Everybody has briefings every day, and part of this is about making briefings ‘wow’. There are different focuses on different days and weeks, but it’s all around interpersonal skills, quality service and people, for example ‘today we’re going to focus on using people’s names’.

With the ‘wow’ briefings, it must be very important to get managers on board with Kempinski’s training culture?

Yes, definitely, managers are seen as coaches. We’ve done a couple of different programmes with the manager so we are getting them onside; they are there as coaches to mentor and guide their staff, they’re there to give them direction but they’re not there to yell and scream. We put them through a little book called One Minute Manager and so we’ve developed a programme around that on how to give people constructive feedback to get the most out of people.

How different is that from what you have seen in other hotel chains?

Kempinski is fairly innovative. We might be an old company but we are reinventing ourselves and really looking at what we are; and we’re focused on the idea that if people are happy and they’re happy in their job then of course they are going to do a better job at everything they do.

You mentioned three openings; how will you train the new teams?

We’ve actually opened three hotels this year: one in Soma Bay in Egypt; Bilila Lodge, an incredible five-star lodge in the middle of the Serengeti; and in Aqaba on the Red Sea in Jordan.
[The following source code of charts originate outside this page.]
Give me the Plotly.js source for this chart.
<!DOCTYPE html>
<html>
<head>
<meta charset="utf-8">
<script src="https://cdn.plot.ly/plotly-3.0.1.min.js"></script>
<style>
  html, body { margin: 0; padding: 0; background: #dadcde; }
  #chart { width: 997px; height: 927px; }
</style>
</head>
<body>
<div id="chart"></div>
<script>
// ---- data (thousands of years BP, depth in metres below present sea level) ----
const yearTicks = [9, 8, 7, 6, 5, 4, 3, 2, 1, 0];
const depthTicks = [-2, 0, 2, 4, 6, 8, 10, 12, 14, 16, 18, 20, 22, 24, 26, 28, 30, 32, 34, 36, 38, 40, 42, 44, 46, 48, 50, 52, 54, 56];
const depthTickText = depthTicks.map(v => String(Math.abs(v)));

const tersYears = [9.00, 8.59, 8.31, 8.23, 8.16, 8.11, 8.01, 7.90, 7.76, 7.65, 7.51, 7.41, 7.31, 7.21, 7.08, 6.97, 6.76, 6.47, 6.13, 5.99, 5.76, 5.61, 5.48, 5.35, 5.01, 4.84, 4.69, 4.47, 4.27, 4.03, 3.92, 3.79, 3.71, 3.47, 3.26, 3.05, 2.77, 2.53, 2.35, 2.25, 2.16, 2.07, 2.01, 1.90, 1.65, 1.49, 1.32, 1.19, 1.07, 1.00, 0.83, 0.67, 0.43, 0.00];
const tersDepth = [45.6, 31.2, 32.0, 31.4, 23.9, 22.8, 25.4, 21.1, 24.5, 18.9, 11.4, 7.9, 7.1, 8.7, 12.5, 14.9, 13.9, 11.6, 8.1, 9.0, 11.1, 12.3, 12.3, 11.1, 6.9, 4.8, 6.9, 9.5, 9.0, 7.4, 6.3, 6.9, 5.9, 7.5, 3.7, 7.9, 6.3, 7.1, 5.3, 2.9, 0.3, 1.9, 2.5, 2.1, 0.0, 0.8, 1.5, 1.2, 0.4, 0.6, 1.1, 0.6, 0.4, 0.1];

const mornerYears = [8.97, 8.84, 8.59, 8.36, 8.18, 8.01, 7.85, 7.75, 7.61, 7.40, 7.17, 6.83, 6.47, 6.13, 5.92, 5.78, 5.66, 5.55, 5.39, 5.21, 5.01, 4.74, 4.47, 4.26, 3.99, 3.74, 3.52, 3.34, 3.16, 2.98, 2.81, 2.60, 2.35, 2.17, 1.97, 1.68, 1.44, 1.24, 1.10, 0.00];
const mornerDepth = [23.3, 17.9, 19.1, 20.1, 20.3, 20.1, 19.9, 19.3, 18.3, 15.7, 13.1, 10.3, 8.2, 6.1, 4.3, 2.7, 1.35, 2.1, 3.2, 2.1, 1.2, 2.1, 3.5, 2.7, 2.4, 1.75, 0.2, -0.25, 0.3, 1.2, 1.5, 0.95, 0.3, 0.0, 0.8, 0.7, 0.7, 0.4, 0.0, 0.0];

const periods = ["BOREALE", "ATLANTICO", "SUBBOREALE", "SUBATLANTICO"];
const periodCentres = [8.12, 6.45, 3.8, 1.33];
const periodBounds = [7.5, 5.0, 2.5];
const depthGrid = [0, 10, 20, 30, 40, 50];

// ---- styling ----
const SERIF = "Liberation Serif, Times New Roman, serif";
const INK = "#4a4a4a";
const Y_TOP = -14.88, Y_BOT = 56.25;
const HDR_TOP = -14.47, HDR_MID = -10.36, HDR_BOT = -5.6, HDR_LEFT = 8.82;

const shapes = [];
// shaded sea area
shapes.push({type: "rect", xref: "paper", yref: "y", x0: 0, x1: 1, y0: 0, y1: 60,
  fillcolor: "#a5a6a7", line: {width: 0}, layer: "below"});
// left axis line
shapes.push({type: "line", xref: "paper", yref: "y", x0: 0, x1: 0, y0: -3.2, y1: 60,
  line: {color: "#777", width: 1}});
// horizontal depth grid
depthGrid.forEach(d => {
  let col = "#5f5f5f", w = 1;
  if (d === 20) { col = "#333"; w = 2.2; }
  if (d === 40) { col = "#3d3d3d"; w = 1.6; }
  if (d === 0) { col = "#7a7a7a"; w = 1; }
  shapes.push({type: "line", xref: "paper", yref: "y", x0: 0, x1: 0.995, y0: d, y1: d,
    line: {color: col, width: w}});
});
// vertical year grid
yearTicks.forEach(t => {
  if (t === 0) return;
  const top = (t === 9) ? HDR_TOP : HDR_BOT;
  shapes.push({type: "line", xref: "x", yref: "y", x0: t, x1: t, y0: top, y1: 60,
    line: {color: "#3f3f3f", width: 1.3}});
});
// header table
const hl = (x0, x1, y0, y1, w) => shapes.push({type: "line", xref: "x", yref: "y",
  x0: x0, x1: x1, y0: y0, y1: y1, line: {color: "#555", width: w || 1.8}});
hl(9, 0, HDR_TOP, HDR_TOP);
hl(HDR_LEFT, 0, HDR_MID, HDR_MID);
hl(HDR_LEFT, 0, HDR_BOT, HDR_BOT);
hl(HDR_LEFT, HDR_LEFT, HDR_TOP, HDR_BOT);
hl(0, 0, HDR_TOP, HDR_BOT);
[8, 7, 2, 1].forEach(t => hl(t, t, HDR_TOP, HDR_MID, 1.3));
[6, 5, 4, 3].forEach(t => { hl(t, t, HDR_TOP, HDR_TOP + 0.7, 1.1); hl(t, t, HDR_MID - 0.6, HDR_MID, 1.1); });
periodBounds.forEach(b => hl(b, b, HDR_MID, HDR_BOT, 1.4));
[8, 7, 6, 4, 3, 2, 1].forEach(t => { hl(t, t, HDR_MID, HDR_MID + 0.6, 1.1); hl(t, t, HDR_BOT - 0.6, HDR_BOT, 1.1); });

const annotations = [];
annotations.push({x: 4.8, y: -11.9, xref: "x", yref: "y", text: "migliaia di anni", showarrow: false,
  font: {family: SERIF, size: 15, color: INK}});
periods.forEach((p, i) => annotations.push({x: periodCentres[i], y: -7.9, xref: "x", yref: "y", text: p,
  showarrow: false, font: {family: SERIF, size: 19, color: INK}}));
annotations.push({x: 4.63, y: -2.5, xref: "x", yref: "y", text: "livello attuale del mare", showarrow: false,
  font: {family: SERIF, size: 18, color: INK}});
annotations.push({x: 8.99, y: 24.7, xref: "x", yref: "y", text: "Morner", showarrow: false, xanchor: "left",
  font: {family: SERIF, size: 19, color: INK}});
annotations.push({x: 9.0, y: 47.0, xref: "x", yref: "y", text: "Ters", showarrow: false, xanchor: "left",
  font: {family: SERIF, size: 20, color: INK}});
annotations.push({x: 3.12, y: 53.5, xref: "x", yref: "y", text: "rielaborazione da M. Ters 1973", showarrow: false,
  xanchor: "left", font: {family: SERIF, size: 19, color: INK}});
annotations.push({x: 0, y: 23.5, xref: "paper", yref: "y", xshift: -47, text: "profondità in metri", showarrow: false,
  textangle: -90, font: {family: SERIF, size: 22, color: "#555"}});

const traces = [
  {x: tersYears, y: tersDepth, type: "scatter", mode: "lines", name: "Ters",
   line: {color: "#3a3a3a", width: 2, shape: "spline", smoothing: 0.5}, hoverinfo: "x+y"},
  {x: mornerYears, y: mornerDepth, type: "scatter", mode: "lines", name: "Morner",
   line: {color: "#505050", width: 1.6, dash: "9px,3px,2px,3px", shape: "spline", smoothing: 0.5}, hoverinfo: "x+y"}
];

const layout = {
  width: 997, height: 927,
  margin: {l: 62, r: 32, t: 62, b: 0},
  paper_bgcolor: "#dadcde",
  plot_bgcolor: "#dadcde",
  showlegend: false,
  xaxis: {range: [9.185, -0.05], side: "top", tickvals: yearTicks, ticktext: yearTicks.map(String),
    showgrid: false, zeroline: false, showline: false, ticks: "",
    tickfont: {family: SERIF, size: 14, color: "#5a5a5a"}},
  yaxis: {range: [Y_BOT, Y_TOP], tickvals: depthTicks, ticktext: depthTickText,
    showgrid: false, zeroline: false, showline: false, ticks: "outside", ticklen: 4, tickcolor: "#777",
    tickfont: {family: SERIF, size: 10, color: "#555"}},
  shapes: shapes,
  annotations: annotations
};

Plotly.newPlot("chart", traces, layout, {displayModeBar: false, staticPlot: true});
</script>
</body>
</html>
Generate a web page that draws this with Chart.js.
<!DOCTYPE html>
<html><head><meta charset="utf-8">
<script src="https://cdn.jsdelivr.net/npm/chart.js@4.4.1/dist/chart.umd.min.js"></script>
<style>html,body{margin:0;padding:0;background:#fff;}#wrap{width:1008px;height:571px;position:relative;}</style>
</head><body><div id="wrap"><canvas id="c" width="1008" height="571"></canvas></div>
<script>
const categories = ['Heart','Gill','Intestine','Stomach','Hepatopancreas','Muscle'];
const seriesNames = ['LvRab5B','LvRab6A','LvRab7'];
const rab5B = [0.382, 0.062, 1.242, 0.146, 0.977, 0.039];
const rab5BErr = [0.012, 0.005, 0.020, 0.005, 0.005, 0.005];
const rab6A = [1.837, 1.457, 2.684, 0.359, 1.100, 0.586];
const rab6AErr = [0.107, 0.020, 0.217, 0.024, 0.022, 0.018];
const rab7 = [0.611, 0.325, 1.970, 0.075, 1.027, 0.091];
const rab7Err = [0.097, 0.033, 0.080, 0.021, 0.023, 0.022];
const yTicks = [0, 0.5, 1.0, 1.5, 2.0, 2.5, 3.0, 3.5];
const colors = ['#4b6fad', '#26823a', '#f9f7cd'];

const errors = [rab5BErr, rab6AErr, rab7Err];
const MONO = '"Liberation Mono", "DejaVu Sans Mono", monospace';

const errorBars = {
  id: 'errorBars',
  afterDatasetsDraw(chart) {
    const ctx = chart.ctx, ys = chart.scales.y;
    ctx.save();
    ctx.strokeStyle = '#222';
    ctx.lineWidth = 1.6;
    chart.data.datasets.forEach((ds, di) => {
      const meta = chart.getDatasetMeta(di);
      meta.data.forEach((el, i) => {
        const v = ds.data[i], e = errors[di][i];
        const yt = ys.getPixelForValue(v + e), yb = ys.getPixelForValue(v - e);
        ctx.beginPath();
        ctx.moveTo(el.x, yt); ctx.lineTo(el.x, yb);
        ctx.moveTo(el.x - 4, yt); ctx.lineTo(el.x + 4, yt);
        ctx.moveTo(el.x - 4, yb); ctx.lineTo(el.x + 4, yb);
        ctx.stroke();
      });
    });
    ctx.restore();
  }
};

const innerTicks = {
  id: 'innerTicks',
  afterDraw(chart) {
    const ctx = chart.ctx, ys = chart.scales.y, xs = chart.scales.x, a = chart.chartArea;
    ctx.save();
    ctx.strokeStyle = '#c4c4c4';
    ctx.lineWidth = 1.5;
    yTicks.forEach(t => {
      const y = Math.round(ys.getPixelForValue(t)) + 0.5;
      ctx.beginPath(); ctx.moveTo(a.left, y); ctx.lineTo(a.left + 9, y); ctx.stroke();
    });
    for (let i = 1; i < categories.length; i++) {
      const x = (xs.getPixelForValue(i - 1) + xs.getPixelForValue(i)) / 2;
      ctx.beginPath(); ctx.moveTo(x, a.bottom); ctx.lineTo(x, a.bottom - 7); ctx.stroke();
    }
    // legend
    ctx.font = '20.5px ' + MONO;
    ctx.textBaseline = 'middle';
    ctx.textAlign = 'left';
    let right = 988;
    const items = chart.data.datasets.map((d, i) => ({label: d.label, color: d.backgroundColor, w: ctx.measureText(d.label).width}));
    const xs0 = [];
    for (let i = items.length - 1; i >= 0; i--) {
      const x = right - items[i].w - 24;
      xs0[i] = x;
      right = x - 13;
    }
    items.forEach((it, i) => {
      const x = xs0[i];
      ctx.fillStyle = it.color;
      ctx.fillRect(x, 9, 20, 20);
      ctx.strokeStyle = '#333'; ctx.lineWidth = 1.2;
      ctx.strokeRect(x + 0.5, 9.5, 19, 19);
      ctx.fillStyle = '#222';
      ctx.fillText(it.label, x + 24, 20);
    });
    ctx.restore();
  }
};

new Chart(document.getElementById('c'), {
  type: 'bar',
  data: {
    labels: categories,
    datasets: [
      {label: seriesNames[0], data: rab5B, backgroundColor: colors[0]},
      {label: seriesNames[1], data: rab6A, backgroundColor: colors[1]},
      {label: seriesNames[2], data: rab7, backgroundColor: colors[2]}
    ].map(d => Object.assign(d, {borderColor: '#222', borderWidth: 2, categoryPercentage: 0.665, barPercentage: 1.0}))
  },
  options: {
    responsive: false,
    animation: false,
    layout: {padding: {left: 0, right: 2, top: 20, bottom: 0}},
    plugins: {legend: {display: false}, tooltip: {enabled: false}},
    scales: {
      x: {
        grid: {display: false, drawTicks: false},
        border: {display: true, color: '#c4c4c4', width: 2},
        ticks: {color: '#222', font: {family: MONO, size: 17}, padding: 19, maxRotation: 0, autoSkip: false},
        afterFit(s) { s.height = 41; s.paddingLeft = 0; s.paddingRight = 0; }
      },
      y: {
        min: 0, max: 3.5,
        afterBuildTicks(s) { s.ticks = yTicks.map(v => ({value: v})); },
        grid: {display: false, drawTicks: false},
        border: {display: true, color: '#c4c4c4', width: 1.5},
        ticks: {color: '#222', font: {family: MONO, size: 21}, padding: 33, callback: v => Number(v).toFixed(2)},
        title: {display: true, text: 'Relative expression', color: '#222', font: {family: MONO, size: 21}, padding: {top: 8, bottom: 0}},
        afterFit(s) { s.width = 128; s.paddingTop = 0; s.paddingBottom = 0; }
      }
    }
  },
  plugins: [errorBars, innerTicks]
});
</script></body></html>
And we’re going to open a hotel in Cairo, one in Doha and Emerald Palace, which is actually on Palm Jumeirah in Dubai.

Once the heads of department are in place I go and spend a week to two weeks with them and we go through the Kempinski history, philosophy, procedures and policies, teach them how to write policies and procedures for their different outlets and get their manuals organised. We also do philosophical things, such as focus on management style. They feel confident then that they’ve got a set of tools to move forward with.

When the team is board I go in with the training manager and it’s full-on for anything up to six weeks training all the team members.

At the same time, there’s other hotels that need training too; we have our Leading Hotels of the World audits, so we have to make sure we get up to 85%, if not more, on those as well.